Middle management and millennials switching off at work: study

Middle management and millennials switching off at work: study

 

Middle management, millennials and middle-income earners are the major problem with Australia’s increasingly less productive workforce, a study published this month has found.

As Australian small businesses continue to grow, owners are looking for ways to increase not only the productivity but also the engagement of their employees in the hopes to get ahead.

But the study of 2600 people across Australia conducted by SACS Consulting and Deakin University researchers, found SME owners will have to work hard to motivate middle management employees.

Andrew Marty, SACS Consulting managing director and the study’s principal manager, told SmartCompany middle management employees are the “meat in the sandwich”.

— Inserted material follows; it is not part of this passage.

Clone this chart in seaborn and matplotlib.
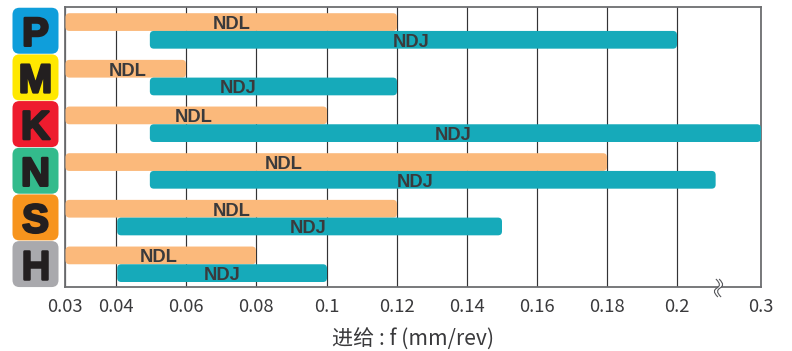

“We found that people in middle management have lower levels of autonomy than people above and below them on the salary scale,” says Marty.

The study found middle management employees get neither the gratification of delivery at lower levels nor the satisfaction of seeing their own strategies carried out at the top.

“Empowerment acts as a driver of engagement in employees, and in middle management they’re lacking just that,” says Marty.

In relation to salary ranges, the below chart outlines that those earning $70,000-$150,000 a year showed higher levels of disengagement, with the highest levels of engagement being those earning above $200,000 annually:

 

Looking at the productivity and engagement levels of sectors as a whole, health care service came out on top with primary industries coming in a close second.

“Health and care related sectors had high levels of engagement as they tend to attract those who have a high quality background and intrinsic levels of value suitable for their industry,” says Marty.

On the other end of the scale were state government employees and those in the fast moving consumables sector, with Marty saying these trends were found across all pay grades of state government employees.

 

The study referenced previous research that found an employee’s immediate boss has a 60% impact on their engagement and productivity.